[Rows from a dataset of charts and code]
## Start

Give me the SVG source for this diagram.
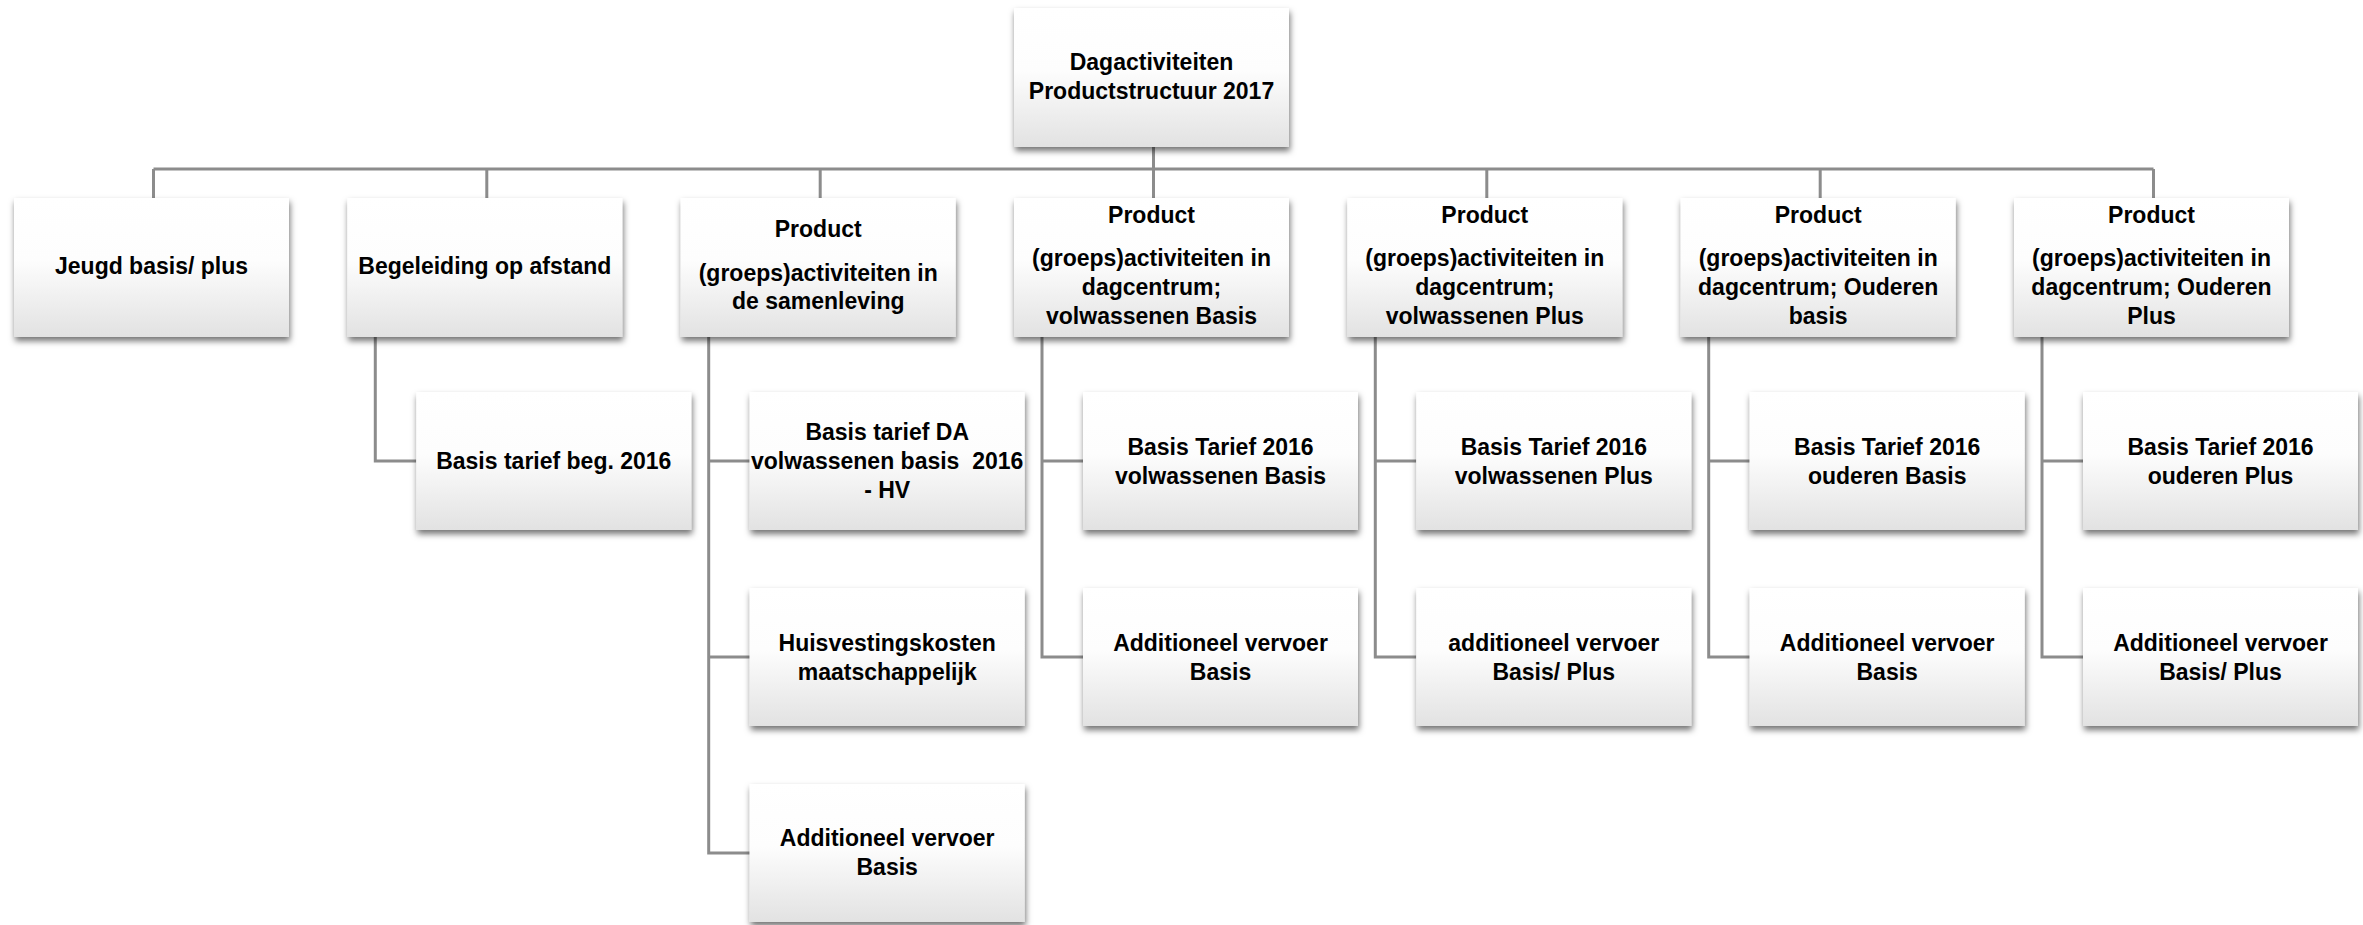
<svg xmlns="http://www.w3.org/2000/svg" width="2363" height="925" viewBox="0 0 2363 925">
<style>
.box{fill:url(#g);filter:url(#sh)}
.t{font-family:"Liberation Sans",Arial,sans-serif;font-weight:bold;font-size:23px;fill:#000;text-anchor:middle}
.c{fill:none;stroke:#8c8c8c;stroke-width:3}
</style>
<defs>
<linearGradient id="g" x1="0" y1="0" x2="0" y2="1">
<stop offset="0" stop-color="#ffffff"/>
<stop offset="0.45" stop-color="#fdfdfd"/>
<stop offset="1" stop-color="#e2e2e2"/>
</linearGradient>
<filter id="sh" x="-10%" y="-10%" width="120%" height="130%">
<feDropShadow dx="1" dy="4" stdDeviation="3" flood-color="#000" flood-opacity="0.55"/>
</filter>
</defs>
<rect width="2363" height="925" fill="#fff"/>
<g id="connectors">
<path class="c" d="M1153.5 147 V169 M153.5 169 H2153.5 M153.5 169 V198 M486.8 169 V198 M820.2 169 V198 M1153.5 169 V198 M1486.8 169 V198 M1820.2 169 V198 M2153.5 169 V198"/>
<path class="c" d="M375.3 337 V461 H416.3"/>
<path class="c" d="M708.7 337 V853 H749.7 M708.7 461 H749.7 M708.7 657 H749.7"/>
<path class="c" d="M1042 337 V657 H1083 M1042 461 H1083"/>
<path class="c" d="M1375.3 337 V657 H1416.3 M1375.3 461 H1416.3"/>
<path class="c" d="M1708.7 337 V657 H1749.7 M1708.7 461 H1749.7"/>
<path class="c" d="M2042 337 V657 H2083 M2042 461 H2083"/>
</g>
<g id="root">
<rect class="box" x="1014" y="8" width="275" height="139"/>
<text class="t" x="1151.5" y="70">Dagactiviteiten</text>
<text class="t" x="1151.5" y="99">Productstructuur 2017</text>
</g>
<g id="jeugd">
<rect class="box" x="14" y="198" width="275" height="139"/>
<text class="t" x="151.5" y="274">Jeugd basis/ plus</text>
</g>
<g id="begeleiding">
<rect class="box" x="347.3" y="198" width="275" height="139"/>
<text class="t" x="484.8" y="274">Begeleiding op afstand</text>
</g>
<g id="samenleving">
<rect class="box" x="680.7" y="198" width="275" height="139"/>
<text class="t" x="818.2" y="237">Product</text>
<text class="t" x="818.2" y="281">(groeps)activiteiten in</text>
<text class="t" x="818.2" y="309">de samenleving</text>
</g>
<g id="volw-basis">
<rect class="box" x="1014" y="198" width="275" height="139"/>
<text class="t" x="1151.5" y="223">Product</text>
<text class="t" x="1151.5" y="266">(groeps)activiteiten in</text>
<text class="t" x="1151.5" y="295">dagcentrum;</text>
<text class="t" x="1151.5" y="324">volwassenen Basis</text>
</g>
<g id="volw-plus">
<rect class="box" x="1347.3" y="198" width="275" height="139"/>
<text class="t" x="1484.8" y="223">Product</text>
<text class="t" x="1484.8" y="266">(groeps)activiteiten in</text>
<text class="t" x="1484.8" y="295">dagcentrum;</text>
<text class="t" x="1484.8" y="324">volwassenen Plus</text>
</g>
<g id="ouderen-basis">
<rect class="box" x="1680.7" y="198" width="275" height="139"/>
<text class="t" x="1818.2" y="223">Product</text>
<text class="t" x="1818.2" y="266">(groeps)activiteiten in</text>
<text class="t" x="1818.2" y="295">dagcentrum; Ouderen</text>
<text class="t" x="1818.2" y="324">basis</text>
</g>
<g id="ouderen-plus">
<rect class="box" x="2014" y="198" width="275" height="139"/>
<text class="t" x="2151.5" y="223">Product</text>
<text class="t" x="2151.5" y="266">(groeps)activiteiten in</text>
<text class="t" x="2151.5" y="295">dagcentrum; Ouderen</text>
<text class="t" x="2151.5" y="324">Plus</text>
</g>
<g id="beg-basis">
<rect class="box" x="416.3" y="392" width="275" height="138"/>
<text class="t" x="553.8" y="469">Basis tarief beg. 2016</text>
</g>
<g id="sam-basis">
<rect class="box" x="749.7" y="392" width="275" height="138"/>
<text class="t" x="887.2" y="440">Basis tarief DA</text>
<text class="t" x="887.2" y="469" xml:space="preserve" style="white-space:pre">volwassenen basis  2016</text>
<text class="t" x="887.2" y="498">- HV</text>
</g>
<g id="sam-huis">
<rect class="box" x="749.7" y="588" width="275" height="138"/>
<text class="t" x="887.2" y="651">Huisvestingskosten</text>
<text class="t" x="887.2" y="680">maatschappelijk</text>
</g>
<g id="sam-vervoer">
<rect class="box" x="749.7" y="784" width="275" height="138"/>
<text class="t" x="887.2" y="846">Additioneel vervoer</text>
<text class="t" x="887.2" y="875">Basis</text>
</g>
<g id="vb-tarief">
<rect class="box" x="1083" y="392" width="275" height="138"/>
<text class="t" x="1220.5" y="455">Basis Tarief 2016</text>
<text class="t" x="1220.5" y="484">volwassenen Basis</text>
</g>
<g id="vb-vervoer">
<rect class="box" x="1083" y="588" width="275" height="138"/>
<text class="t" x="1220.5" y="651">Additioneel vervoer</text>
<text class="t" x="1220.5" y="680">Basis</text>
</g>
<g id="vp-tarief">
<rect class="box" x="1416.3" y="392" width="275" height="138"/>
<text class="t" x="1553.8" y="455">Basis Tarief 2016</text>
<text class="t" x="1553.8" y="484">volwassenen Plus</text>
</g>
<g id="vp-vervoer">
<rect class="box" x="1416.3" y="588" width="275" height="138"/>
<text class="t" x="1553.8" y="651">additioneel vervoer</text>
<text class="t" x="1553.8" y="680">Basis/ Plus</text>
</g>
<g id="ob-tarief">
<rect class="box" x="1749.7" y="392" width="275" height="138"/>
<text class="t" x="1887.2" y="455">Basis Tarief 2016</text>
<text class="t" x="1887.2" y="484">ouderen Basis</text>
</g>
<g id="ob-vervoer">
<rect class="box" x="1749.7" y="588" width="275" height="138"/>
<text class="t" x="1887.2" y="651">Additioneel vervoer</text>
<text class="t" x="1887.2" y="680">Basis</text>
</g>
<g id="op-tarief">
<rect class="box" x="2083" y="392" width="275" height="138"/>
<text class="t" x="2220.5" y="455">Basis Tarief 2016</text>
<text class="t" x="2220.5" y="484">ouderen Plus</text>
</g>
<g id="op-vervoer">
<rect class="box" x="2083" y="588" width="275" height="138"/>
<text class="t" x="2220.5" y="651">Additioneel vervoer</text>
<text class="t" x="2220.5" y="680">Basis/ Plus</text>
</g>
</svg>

## End
## Start

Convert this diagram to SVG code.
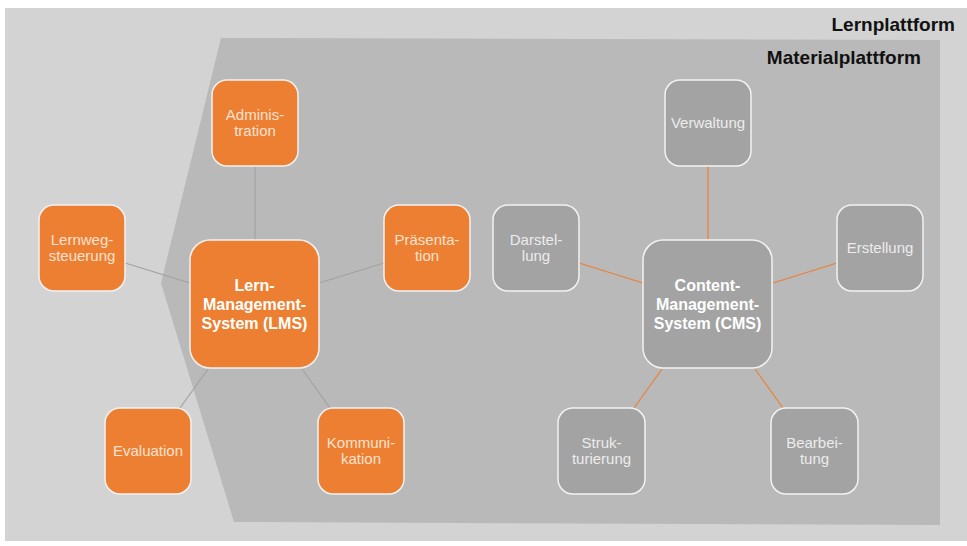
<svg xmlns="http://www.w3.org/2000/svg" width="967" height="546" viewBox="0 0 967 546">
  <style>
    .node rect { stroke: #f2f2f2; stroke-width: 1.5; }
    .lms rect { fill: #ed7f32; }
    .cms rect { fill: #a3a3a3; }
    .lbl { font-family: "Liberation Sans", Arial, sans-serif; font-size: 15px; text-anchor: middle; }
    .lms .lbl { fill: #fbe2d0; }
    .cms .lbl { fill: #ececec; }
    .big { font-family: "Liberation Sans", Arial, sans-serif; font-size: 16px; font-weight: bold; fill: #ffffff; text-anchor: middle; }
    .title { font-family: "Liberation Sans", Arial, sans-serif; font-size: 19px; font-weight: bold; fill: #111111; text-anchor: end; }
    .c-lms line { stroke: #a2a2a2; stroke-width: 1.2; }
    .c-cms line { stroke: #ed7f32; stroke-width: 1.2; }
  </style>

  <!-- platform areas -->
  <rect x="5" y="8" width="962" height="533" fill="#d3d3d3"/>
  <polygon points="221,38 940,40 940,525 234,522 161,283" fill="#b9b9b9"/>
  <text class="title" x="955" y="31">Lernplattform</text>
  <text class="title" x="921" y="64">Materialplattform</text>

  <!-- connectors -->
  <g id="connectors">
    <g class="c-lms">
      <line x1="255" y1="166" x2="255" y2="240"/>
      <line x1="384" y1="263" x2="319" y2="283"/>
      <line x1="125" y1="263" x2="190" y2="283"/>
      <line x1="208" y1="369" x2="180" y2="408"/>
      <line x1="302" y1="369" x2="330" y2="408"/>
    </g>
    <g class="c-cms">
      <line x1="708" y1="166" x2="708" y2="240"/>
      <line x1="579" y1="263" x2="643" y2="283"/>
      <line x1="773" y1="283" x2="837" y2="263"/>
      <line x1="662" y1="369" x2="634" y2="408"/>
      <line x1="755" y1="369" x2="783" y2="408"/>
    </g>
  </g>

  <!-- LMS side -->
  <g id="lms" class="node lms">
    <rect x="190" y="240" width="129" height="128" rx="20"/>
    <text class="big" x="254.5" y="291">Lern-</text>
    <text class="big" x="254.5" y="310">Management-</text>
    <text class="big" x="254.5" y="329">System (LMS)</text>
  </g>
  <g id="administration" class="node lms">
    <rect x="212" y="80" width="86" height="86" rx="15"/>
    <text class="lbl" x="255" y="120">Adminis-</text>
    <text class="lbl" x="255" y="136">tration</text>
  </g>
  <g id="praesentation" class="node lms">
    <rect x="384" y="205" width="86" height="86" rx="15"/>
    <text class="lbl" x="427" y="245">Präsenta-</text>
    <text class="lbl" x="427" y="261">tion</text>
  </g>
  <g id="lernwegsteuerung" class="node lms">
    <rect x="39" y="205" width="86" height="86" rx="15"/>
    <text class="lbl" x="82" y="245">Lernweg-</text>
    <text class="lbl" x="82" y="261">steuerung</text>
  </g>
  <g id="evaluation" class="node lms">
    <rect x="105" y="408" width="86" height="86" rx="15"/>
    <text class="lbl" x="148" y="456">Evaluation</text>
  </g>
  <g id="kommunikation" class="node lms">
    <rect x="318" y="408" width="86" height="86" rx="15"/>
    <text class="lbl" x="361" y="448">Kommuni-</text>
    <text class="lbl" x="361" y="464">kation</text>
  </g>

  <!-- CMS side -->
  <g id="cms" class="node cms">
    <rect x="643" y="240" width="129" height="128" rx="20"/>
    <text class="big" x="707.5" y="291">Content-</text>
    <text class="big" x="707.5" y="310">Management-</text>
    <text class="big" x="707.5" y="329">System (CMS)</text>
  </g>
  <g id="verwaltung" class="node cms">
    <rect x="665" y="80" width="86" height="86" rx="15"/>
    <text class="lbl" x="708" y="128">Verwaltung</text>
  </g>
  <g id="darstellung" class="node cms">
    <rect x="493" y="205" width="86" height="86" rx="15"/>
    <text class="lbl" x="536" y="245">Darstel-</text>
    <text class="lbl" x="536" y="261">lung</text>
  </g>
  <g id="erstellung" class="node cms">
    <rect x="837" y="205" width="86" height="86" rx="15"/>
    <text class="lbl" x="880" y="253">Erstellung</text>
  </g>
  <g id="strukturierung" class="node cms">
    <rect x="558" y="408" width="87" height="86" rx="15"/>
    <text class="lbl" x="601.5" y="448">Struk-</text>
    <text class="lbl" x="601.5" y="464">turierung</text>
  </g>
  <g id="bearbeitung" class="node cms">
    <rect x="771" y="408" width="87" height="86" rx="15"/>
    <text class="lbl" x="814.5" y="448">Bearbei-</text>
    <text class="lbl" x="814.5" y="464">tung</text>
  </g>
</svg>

## End
## Start

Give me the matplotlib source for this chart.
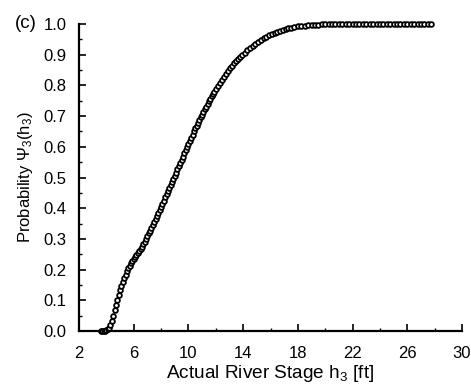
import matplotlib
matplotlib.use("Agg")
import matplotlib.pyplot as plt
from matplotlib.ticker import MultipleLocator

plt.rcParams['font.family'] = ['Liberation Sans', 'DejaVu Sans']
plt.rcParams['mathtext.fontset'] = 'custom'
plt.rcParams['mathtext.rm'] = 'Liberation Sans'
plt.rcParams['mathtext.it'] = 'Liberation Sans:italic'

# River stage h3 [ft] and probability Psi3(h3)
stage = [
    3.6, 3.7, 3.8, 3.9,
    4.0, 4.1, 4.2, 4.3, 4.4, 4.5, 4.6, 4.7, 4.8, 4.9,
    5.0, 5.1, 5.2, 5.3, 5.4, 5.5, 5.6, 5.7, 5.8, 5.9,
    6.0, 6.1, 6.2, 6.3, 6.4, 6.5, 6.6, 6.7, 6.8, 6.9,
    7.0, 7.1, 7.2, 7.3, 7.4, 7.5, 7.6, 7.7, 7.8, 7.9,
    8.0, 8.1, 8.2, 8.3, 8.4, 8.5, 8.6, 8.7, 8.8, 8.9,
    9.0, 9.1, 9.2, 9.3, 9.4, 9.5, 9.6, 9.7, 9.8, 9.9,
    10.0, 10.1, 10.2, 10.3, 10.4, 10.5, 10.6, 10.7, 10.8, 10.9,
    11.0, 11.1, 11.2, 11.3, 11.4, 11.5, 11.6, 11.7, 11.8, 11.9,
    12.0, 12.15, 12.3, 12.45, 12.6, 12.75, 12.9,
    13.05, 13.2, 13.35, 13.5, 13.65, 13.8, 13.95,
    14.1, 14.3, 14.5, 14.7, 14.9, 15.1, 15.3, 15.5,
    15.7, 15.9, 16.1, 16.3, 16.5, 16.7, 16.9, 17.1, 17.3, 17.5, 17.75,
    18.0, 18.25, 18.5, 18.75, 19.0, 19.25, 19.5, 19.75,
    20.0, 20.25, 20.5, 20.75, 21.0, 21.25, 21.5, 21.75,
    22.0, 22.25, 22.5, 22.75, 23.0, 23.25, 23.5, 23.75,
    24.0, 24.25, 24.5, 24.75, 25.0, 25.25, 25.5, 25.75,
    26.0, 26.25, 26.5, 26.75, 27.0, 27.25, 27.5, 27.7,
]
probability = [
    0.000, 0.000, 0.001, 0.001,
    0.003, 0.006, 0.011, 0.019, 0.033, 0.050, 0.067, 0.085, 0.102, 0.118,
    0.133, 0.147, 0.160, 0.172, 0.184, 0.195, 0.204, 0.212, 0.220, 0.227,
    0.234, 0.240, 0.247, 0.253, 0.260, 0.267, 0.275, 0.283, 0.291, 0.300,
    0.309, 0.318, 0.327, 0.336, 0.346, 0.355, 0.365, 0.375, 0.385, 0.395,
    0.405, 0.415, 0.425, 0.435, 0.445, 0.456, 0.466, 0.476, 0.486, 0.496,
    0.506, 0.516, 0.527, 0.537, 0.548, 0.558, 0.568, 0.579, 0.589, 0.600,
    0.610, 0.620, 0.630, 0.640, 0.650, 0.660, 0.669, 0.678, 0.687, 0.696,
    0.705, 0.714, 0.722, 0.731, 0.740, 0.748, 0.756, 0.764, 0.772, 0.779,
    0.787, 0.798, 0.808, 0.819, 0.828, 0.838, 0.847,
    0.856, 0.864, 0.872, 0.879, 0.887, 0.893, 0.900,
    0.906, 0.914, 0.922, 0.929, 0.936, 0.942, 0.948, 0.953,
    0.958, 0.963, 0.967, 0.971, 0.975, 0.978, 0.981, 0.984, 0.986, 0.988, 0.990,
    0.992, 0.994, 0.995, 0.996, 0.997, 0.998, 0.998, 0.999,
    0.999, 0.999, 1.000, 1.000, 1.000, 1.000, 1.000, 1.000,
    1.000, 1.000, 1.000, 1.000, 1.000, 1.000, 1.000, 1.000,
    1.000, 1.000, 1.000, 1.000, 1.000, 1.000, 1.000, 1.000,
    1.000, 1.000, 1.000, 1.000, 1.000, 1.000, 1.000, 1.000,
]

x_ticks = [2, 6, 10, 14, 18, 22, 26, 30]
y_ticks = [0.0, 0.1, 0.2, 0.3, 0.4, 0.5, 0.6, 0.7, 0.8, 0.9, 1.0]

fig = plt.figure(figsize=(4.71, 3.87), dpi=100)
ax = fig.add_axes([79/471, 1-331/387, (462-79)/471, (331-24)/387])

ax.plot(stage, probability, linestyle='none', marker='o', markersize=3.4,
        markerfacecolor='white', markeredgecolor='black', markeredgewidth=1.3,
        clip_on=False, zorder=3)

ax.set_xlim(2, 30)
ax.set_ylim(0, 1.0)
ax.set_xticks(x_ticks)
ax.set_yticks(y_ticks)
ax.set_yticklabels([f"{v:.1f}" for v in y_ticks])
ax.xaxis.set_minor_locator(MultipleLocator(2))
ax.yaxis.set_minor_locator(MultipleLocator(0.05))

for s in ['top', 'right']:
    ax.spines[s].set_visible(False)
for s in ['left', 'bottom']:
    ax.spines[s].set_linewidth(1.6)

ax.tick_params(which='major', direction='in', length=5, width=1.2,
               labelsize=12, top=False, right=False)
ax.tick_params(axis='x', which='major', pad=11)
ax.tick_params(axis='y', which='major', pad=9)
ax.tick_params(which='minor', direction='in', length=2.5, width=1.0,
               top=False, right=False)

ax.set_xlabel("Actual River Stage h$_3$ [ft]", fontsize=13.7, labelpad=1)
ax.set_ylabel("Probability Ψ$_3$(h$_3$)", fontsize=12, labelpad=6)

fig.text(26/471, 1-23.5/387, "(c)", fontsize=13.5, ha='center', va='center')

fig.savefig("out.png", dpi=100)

## End

**SHORT PROBLEM:**
Pull out every line of the entries that includes the word "matplotlib".

**TASK OUTPUT:**
Give me the matplotlib source for this chart.
import matplotlib
matplotlib.use("Agg")
import matplotlib.pyplot as plt
from matplotlib.ticker import MultipleLocator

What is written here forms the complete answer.